Garlic in our diet is often touted as a cure all, especially to fortify us against winter ills – but cooking it diminishes its healing chemistry, so here is a handy and very tasty way to get your raw on.

Quick blitz Raw Garlic Pesto – To a blender or food processor add 2 cloves of crushed garlic, 1 cup of basil, 1/3 cups grated Parmesan or Pecorino cheese, 1 tablespoon of pine nuts, 2 tablespoons of lemon juice, 2 tablespoons of olive oil, a pinch of black pepper. Quick whizz. Depending on the moisture levels in the basil – If too thick add a drop of water or a little extra oil to loosen to a preferred consistency.
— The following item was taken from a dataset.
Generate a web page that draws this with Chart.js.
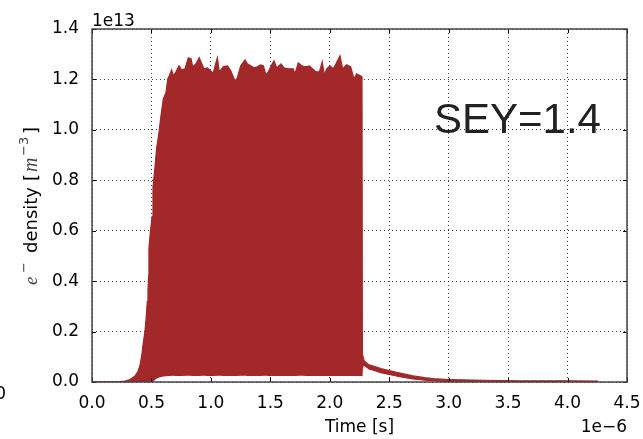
<!DOCTYPE html>
<html>
<head>
<meta charset="utf-8">
<script src="https://cdn.jsdelivr.net/npm/chart.js@4/dist/chart.umd.min.js"></script>
<style>
  html, body { margin: 0; padding: 0; background: #fff; }
  canvas { display: block; }
</style>
</head>
<body>
<canvas id="densityChart" width="643" height="439"></canvas>
<script>
// time in units of 1e-6 s, density in units of 1e13 m^-3
const timeE6 = [
  0.000, 0.100, 0.200, 0.235, 0.278, 0.320, 0.362, 0.385, 0.404, 0.420,
  0.429, 0.445, 0.454, 0.465, 0.471, 0.476, 0.479, 0.492, 0.505, 0.513,
  0.530, 0.544, 0.563, 0.578, 0.600, 0.622, 0.637, 0.650, 0.670, 0.684,
  0.706, 0.732, 0.754, 0.782, 0.810, 0.833, 0.847, 0.875, 0.902, 0.923,
  0.942, 0.970, 0.998, 1.020, 1.054, 1.071, 1.104, 1.141, 1.167, 1.203,
  1.222, 1.251, 1.287, 1.306, 1.335, 1.362, 1.390, 1.419, 1.441, 1.463,
  1.483, 1.511, 1.531, 1.553, 1.590, 1.615, 1.651, 1.693, 1.707, 1.735,
  1.764, 1.800, 1.828, 1.856, 1.884, 1.912, 1.937, 1.954, 1.974, 2.002,
  2.029, 2.052, 2.086, 2.108, 2.142, 2.176, 2.204, 2.226, 2.260, 2.271,
  2.274, 2.290, 2.330, 2.380, 2.430, 2.500, 2.600, 2.700, 2.800, 2.900,
  3.000, 3.300, 3.600, 4.000, 4.256
];
const upperE13 = [
  0.000, 0.000, 0.001, 0.002, 0.004, 0.010, 0.024, 0.040, 0.067, 0.110,
  0.147, 0.200, 0.246, 0.320, 0.365, 0.420, 0.532, 0.600, 0.655, 0.774,
  0.853, 0.929, 0.988, 1.048, 1.124, 1.147, 1.202, 1.215, 1.238, 1.214,
  1.230, 1.254, 1.238, 1.242, 1.286, 1.282, 1.250, 1.262, 1.286, 1.262,
  1.242, 1.246, 1.234, 1.226, 1.286, 1.230, 1.250, 1.254, 1.234, 1.194,
  1.206, 1.254, 1.278, 1.262, 1.254, 1.246, 1.250, 1.258, 1.254, 1.218,
  1.230, 1.258, 1.274, 1.246, 1.262, 1.246, 1.242, 1.242, 1.222, 1.266,
  1.254, 1.250, 1.254, 1.242, 1.230, 1.230, 1.270, 1.218, 1.242, 1.254,
  1.242, 1.262, 1.294, 1.242, 1.258, 1.250, 1.202, 1.222, 1.214, 1.210,
  0.110, 0.083, 0.068, 0.061, 0.053, 0.045, 0.034, 0.024, 0.017, 0.012,
  0.010, 0.007, 0.005, 0.005, 0.004
];
const lowerE13 = [
  0.000, 0.000, 0.000, 0.000, 0.000, 0.000, 0.000, 0.000, 0.000, 0.000,
  0.000, 0.000, 0.000, 0.000, 0.000, 0.000, 0.000, 0.000, 0.000, 0.004,
  0.012, 0.016, 0.020, 0.022, 0.024, 0.025, 0.026, 0.026, 0.027, 0.027,
  0.026, 0.027, 0.026, 0.027, 0.028, 0.027, 0.026, 0.027, 0.026, 0.027,
  0.028, 0.026, 0.027, 0.026, 0.027, 0.028, 0.026, 0.027, 0.026, 0.027,
  0.026, 0.027, 0.028, 0.026, 0.027, 0.026, 0.027, 0.026, 0.027, 0.028,
  0.026, 0.027, 0.026, 0.027, 0.026, 0.027, 0.026, 0.027, 0.026, 0.027,
  0.028, 0.026, 0.027, 0.026, 0.027, 0.026, 0.027, 0.026, 0.027, 0.026,
  0.027, 0.026, 0.027, 0.026, 0.027, 0.026, 0.027, 0.026, 0.027, 0.026,
  0.062, 0.066, 0.052, 0.045, 0.037, 0.030, 0.020, 0.012, 0.007, 0.004,
  0.002, 0.001, 0.000, 0.000, 0.000
];
const xTicks = [0, 0.5, 1, 1.5, 2, 2.5, 3, 3.5, 4, 4.5];
const yTicks = [0, 0.2, 0.4, 0.6, 0.8, 1.0, 1.2, 1.4];

const red = '#a3282a';
const tickFont = { family: 'DejaVu Sans', size: 17 };

const toPoints = ys => timeE6.map((t, i) => ({ x: t, y: ys[i] }));

// y axis label pieces (mathtext style), placed by their start row
const yLabelPieces = [
  { s: 'e', f: 'italic 19px "Liberation Serif"', at: 285, dy: 0, c: '#444' },
  { s: '\u2212', f: '13px "DejaVu Sans"', at: 273, dy: -9, c: '#444' },
  { s: 'density', f: '18px "DejaVu Sans"', at: 253, dy: 0, c: '#000' },
  { s: '[', f: '18px "DejaVu Sans"', at: 181, dy: 0, c: '#000' },
  { s: 'm', f: 'italic 20px "Liberation Serif"', at: 172, dy: 0, c: '#444' },
  { s: '\u22123', f: '13px "DejaVu Sans"', at: 156, dy: -9, c: '#444' },
  { s: ']', f: '18px "DejaVu Sans"', at: 134, dy: 0, c: '#000' }
];

// frame, inward ticks and all the text around the axes
const decorations = {
  id: 'decorations',
  afterDraw(chart) {
    const { ctx, chartArea: a, scales } = chart;
    ctx.save();

    // inward tick marks on all four sides
    ctx.strokeStyle = '#000';
    ctx.lineWidth = 1;
    ctx.beginPath();
    xTicks.forEach(v => {
      const x = Math.round(scales.x.getPixelForValue(v)) + 0.5;
      ctx.moveTo(x, a.bottom); ctx.lineTo(x, a.bottom - 4);
      ctx.moveTo(x, a.top); ctx.lineTo(x, a.top + 4);
    });
    yTicks.forEach(v => {
      const y = Math.round(scales.y.getPixelForValue(v)) + 0.5;
      ctx.moveTo(a.left, y); ctx.lineTo(a.left + 4, y);
      ctx.moveTo(a.right, y); ctx.lineTo(a.right - 4, y);
    });
    ctx.stroke();

    ctx.strokeStyle = '#444';
    ctx.lineWidth = 1.5;
    ctx.strokeRect(a.left, a.top, a.right - a.left, a.bottom - a.top);

    ctx.fillStyle = '#000';
    ctx.textBaseline = 'alphabetic';
    ctx.font = '17px "DejaVu Sans"';
    ctx.textAlign = 'left';
    ctx.fillText('1e13', a.left, 26);
    ctx.textAlign = 'right';
    ctx.fillText('1e\u22126', a.right, 432);
    ctx.fillText('0', 6, 399);
    ctx.textAlign = 'center';
    ctx.fillText('Time [s]', (a.left + a.right) / 2, 432);

    // rotated y label, read bottom to top
    ctx.translate(37, 0);
    ctx.rotate(-Math.PI / 2);
    ctx.textAlign = 'left';
    yLabelPieces.forEach(p => {
      ctx.font = p.f;
      ctx.fillStyle = p.c;
      ctx.fillText(p.s, -p.at, p.dy);
    });
    ctx.restore();

    ctx.save();
    ctx.fillStyle = '#222';
    ctx.font = '42px "Liberation Sans"';
    ctx.textAlign = 'left';
    ctx.fillText('SEY=1.4', 434, 133);
    ctx.restore();
  }
};

new Chart(document.getElementById('densityChart'), {
  type: 'line',
  data: {
    datasets: [{
      label: 'upper',
      data: toPoints(upperE13),
      borderColor: red,
      backgroundColor: red,
      borderWidth: 1.2,
      pointRadius: 0,
      tension: 0,
      fill: '+1'
    }, {
      label: 'lower',
      data: toPoints(lowerE13),
      borderColor: red,
      backgroundColor: red,
      borderWidth: 1.2,
      pointRadius: 0,
      tension: 0,
      fill: false
    }]
  },
  options: {
    responsive: false,
    animation: false,
    layout: { padding: { left: 0, right: 16, top: 29, bottom: 0 } },
    plugins: {
      legend: { display: false },
      tooltip: { enabled: false }
    },
    scales: {
      x: {
        type: 'linear',
        min: 0,
        max: 4.5,
        z: 1,
        afterFit: s => { s.height = 57; s.paddingLeft = 0; s.paddingRight = 0; },
        afterBuildTicks: s => { s.ticks = xTicks.map(v => ({ value: v })); },
        ticks: {
          color: '#000',
          font: tickFont,
          padding: 11,
          maxRotation: 0,
          callback: v => v.toFixed(1)
        },
        grid: { color: 'rgba(0,0,0,0.75)', lineWidth: 1, drawTicks: false },
        border: { display: false, dash: [1, 3] }
      },
      y: {
        min: 0,
        max: 1.4,
        z: 1,
        afterFit: s => { s.width = 92; s.paddingTop = 0; s.paddingBottom = 0; },
        afterBuildTicks: s => { s.ticks = yTicks.map(v => ({ value: v })); },
        ticks: {
          color: '#000',
          font: tickFont,
          padding: 13,
          callback: v => v.toFixed(1)
        },
        grid: { color: 'rgba(0,0,0,0.75)', lineWidth: 1, drawTicks: false },
        border: { display: false, dash: [1, 3] }
      }
    }
  },
  plugins: [decorations]
});
</script>
</body>
</html>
Will keep in fridge for a few days but best consumed within 3 days.

Some of the reticence to use fresh garlic is that it can linger on the breath – but chlorophyll binds to sulphur compounds and helps neutralize much of the odour. So making a raw garlic pesto is not only availing of the raw but it’s using basil with plenty of chlorophyll to make it much easier to consume and stay social.

Health benefits: Garlic’s botanical name is Allium sativum – ‘allium’ reminds us that it is in the onion family and has that particular flavour and aroma profile – which is due to its potent content of sulphur compounds. Those compounds can correct the balance of good and bad bacteria in the gut biome, balance the good and bad cholesterol in your bloodstream, cleanse and strengthen red blood cells and improve the efficiency of white blood cells – so a big health kick. It also contains selenium and zinc, two mineral drivers of our immune system and utilized in how our body repairs and replenishes itself.

sativum denotes ‘cultivated’ and it has been welcomed and sustained as culinary and medicinal crop for thousands of years. Garlic features in both Mesopotamian writings and Egyptian art from 3000 B.C. and in every herbal written since – most of that context was as healing agent; Topically used to remedy fungal infections and even employed in oils as a hair cosmetic but most popular of all – eaten to bring vigour and vitality.

If I may add a modern caveat – garlic increases immune function and so moderation/ caution is required if you have an autoimmune condition. That doesn’t mean avoid altogether, it just means not every day.